Material for this exercise
════════════════════
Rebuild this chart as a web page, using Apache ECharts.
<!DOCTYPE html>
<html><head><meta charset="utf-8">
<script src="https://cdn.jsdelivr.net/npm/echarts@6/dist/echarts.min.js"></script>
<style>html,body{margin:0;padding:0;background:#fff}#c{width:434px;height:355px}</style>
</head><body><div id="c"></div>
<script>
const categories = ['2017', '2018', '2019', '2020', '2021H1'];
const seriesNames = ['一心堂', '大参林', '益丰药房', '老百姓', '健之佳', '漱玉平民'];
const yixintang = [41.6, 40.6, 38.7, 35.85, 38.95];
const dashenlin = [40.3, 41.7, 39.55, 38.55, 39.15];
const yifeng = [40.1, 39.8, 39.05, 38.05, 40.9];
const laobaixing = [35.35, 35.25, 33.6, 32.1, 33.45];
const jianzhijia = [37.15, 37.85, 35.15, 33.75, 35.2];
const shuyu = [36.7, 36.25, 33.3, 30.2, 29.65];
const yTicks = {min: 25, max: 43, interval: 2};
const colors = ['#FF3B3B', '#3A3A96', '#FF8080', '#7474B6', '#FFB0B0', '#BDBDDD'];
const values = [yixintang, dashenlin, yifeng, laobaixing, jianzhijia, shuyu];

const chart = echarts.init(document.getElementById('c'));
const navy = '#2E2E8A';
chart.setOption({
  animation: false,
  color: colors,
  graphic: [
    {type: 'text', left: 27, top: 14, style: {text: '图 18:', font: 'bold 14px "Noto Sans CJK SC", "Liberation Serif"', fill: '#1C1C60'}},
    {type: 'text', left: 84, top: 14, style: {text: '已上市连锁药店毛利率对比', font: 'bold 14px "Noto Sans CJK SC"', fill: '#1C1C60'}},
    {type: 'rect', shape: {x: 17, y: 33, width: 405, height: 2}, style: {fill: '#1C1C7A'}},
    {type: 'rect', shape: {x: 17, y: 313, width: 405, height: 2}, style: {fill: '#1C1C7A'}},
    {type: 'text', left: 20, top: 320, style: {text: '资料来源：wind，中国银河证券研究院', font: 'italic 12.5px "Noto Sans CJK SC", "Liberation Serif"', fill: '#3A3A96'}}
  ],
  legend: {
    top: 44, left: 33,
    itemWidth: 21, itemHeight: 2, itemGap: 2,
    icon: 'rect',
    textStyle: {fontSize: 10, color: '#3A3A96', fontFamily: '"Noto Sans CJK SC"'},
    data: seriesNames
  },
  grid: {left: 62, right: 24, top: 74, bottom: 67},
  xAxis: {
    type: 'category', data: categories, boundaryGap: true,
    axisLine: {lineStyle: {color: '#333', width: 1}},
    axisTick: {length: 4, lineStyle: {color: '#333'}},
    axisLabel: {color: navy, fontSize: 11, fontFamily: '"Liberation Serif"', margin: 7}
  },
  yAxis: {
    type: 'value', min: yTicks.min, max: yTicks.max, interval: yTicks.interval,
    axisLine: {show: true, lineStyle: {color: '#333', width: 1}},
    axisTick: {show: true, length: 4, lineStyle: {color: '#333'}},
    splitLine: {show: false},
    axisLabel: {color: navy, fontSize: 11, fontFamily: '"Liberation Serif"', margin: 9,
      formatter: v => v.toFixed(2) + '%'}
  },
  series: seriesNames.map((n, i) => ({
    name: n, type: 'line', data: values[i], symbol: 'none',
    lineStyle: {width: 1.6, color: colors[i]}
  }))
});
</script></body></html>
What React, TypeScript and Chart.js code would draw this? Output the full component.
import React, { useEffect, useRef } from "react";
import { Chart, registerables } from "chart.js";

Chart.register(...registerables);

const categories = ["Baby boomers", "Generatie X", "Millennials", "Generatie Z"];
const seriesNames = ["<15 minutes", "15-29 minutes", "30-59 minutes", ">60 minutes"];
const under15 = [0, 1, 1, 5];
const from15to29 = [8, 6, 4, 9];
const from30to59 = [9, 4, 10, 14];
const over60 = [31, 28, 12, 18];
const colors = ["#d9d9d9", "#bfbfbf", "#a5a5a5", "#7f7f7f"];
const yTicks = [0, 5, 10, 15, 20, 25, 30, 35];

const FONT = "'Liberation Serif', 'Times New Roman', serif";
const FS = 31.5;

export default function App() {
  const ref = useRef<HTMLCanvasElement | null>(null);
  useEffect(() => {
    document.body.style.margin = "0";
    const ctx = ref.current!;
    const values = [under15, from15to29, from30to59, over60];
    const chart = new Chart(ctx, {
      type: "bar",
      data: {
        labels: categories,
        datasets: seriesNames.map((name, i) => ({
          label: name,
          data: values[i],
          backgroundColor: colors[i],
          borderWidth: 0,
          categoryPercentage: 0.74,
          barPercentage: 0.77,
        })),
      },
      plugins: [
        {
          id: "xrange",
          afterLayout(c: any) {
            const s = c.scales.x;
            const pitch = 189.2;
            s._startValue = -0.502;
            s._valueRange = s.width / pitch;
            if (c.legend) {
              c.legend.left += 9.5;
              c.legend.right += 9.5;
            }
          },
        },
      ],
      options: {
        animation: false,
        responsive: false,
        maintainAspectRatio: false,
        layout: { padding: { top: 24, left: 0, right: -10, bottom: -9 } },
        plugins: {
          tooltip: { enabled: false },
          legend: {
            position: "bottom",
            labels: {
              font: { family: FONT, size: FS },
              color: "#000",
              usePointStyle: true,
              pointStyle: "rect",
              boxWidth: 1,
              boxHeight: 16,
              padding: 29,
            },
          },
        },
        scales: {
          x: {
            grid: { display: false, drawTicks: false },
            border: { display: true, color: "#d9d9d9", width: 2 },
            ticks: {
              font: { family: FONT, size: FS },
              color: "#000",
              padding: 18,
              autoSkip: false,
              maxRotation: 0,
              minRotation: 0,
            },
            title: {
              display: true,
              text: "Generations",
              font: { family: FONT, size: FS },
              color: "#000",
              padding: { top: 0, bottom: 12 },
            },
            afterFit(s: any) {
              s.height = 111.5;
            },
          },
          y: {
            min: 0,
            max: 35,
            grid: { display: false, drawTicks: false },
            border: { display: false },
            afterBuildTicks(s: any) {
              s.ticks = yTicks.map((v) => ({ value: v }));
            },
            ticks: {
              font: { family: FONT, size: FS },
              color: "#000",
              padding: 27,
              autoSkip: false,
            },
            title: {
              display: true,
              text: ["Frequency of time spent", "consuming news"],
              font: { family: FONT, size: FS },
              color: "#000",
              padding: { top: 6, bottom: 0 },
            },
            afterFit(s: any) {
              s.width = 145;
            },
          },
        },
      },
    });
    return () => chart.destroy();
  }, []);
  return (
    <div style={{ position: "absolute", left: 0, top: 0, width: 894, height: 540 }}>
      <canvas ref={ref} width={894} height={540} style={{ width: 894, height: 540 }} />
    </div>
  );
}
════════════════════
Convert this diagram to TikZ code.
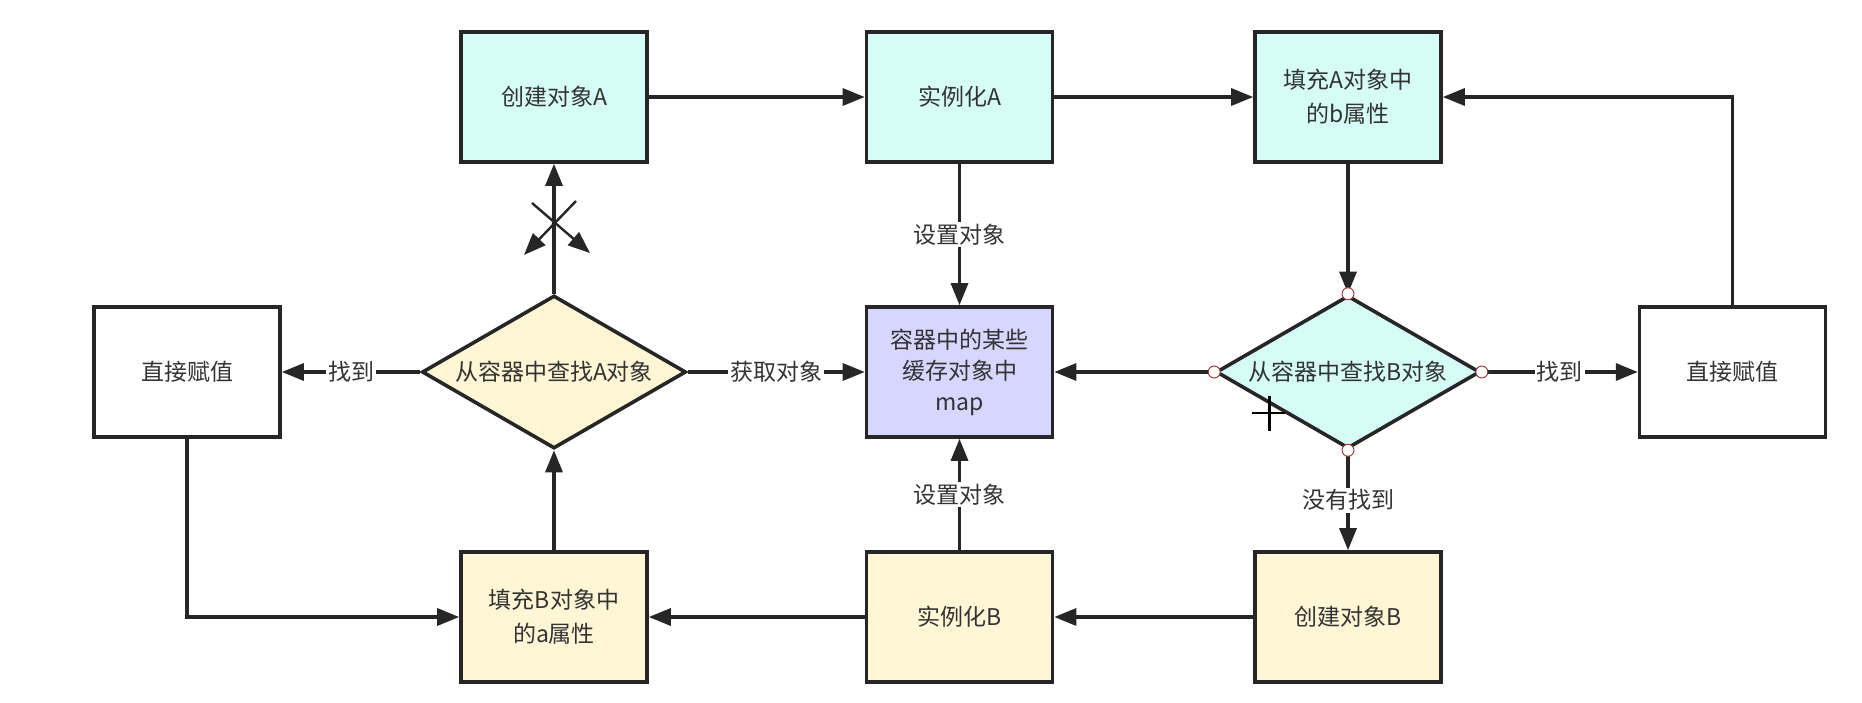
════════════════════
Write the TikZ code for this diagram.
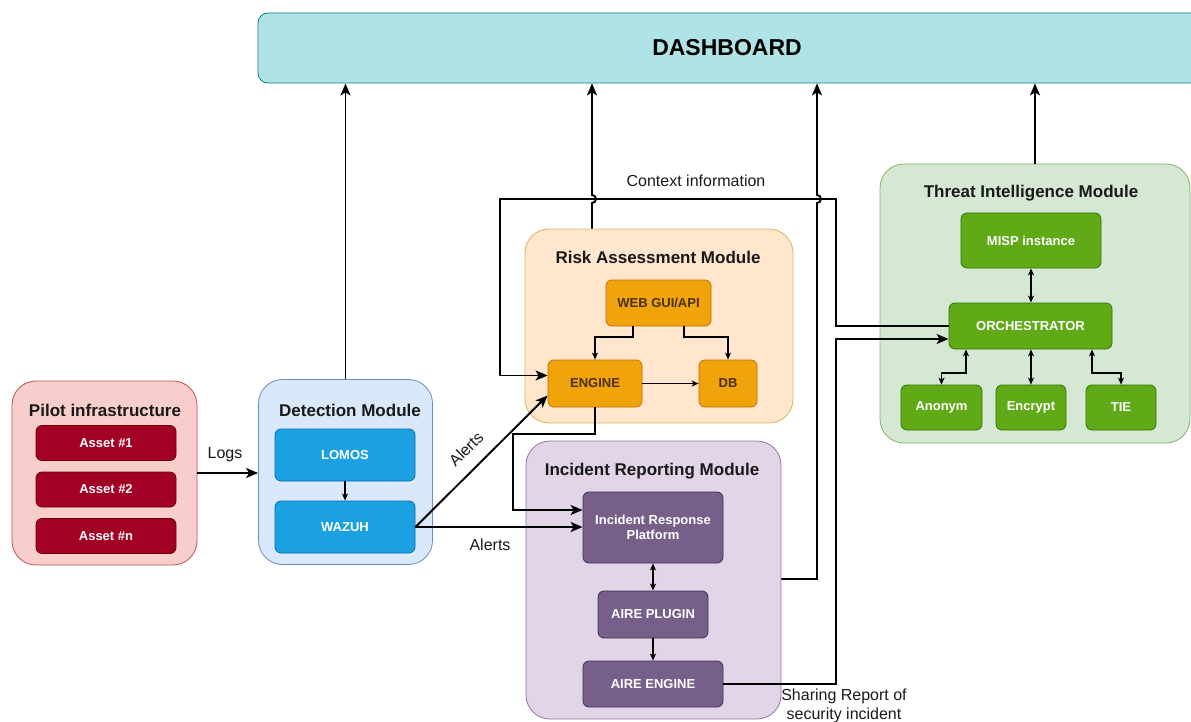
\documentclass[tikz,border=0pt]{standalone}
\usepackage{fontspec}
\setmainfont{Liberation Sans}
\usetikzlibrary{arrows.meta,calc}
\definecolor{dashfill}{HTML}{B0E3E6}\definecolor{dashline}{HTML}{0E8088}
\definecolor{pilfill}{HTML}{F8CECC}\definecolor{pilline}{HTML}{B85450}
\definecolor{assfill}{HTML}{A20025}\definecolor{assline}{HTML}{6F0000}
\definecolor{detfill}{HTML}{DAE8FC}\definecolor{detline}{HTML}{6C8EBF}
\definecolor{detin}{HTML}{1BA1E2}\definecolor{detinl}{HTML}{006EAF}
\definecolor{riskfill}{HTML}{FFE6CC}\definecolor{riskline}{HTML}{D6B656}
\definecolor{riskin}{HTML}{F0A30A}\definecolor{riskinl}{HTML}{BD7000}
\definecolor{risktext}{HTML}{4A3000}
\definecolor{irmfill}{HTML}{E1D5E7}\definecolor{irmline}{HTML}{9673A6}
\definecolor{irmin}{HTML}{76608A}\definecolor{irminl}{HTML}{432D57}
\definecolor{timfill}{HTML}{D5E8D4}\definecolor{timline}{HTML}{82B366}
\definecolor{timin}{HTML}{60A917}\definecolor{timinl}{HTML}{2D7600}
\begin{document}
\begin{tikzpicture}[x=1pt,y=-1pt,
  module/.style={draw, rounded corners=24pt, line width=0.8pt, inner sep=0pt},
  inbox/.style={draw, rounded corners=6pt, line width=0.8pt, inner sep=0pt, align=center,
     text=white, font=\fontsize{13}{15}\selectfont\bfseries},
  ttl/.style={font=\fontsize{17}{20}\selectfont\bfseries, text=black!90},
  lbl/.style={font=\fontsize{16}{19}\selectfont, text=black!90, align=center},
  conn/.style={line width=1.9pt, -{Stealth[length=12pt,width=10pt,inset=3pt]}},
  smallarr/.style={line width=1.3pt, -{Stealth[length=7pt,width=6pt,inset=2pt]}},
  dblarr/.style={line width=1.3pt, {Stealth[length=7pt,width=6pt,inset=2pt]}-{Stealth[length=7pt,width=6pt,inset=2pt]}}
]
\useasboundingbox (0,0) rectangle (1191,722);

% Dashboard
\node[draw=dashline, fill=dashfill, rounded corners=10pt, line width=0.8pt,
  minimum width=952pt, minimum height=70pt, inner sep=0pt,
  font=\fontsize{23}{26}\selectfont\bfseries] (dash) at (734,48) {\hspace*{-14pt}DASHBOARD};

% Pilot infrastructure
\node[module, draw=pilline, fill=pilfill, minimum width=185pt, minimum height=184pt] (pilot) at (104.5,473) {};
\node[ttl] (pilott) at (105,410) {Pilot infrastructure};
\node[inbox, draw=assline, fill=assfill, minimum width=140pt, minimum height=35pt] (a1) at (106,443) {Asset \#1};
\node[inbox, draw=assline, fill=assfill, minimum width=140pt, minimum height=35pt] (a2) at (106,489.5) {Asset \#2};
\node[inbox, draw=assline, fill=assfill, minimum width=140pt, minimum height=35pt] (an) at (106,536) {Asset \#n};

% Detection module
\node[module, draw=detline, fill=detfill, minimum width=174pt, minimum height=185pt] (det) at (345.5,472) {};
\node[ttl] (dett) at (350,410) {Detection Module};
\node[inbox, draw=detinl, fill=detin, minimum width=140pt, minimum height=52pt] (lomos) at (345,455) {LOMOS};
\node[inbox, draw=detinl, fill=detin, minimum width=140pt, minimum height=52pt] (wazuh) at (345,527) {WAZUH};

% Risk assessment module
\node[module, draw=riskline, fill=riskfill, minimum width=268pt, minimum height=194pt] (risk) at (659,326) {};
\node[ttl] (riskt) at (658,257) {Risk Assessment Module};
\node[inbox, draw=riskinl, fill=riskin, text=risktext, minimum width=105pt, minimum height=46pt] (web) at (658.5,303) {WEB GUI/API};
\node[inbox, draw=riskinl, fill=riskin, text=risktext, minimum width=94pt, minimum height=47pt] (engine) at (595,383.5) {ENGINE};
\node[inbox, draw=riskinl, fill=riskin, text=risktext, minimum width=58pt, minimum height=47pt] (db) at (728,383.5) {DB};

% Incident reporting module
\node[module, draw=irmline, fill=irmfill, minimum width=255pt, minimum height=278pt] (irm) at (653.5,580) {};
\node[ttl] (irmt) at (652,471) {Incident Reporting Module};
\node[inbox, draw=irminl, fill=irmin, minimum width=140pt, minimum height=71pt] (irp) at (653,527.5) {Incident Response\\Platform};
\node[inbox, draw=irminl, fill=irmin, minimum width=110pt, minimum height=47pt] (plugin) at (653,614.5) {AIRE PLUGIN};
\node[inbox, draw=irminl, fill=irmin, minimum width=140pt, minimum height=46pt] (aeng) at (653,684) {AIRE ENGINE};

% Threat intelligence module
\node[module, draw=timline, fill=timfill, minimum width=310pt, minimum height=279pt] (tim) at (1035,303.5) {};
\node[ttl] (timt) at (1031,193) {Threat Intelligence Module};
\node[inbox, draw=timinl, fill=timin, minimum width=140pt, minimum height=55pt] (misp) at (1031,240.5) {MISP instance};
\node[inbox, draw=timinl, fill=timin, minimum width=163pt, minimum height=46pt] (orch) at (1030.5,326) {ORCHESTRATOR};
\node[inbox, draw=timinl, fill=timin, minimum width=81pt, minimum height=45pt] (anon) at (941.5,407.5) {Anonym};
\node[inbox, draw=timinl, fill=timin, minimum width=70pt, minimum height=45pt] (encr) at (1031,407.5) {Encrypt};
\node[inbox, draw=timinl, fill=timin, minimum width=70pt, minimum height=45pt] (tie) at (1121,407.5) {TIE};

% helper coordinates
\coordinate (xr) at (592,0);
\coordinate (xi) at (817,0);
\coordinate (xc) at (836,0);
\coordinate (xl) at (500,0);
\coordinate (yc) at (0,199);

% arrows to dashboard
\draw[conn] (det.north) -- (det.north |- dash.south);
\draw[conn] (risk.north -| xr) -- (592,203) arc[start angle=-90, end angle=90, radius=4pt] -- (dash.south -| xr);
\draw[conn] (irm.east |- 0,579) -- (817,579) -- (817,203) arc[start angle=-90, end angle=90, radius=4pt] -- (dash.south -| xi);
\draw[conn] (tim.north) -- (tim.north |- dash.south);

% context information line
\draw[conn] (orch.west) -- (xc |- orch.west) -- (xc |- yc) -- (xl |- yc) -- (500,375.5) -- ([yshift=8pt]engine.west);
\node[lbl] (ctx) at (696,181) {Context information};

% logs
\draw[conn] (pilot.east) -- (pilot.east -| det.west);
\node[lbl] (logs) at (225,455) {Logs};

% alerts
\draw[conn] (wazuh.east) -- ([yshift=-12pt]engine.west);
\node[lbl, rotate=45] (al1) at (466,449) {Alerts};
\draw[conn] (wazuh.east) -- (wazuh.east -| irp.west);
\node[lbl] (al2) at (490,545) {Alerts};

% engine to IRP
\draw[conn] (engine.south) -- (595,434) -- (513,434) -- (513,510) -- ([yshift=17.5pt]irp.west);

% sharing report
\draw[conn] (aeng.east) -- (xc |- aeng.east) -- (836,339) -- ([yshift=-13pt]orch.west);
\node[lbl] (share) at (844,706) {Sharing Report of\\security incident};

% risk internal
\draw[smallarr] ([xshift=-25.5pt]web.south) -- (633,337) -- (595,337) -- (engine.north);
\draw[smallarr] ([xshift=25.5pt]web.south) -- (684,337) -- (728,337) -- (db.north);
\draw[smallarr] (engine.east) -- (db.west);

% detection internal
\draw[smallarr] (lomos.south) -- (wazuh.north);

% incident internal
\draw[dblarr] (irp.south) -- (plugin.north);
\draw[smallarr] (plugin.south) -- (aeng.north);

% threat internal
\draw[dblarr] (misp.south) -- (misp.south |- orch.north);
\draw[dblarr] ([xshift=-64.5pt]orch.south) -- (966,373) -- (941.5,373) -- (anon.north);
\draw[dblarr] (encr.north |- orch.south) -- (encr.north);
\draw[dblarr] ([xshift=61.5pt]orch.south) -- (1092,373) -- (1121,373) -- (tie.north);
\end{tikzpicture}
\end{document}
════════════════════
Task goal
The line containing "Rebuild this chart" opens the part, and the line containing "laobaixing, jianzhijia, shuyu];" closes it. Output that part exactly, with both, and only that.

Solution
Rebuild this chart as a web page, using Apache ECharts.
<!DOCTYPE html>
<html><head><meta charset="utf-8">
<script src="https://cdn.jsdelivr.net/npm/echarts@6/dist/echarts.min.js"></script>
<style>html,body{margin:0;padding:0;background:#fff}#c{width:434px;height:355px}</style>
</head><body><div id="c"></div>
<script>
const categories = ['2017', '2018', '2019', '2020', '2021H1'];
const seriesNames = ['一心堂', '大参林', '益丰药房', '老百姓', '健之佳', '漱玉平民'];
const yixintang = [41.6, 40.6, 38.7, 35.85, 38.95];
const dashenlin = [40.3, 41.7, 39.55, 38.55, 39.15];
const yifeng = [40.1, 39.8, 39.05, 38.05, 40.9];
const laobaixing = [35.35, 35.25, 33.6, 32.1, 33.45];
const jianzhijia = [37.15, 37.85, 35.15, 33.75, 35.2];
const shuyu = [36.7, 36.25, 33.3, 30.2, 29.65];
const yTicks = {min: 25, max: 43, interval: 2};
const colors = ['#FF3B3B', '#3A3A96', '#FF8080', '#7474B6', '#FFB0B0', '#BDBDDD'];
const values = [yixintang, dashenlin, yifeng, laobaixing, jianzhijia, shuyu];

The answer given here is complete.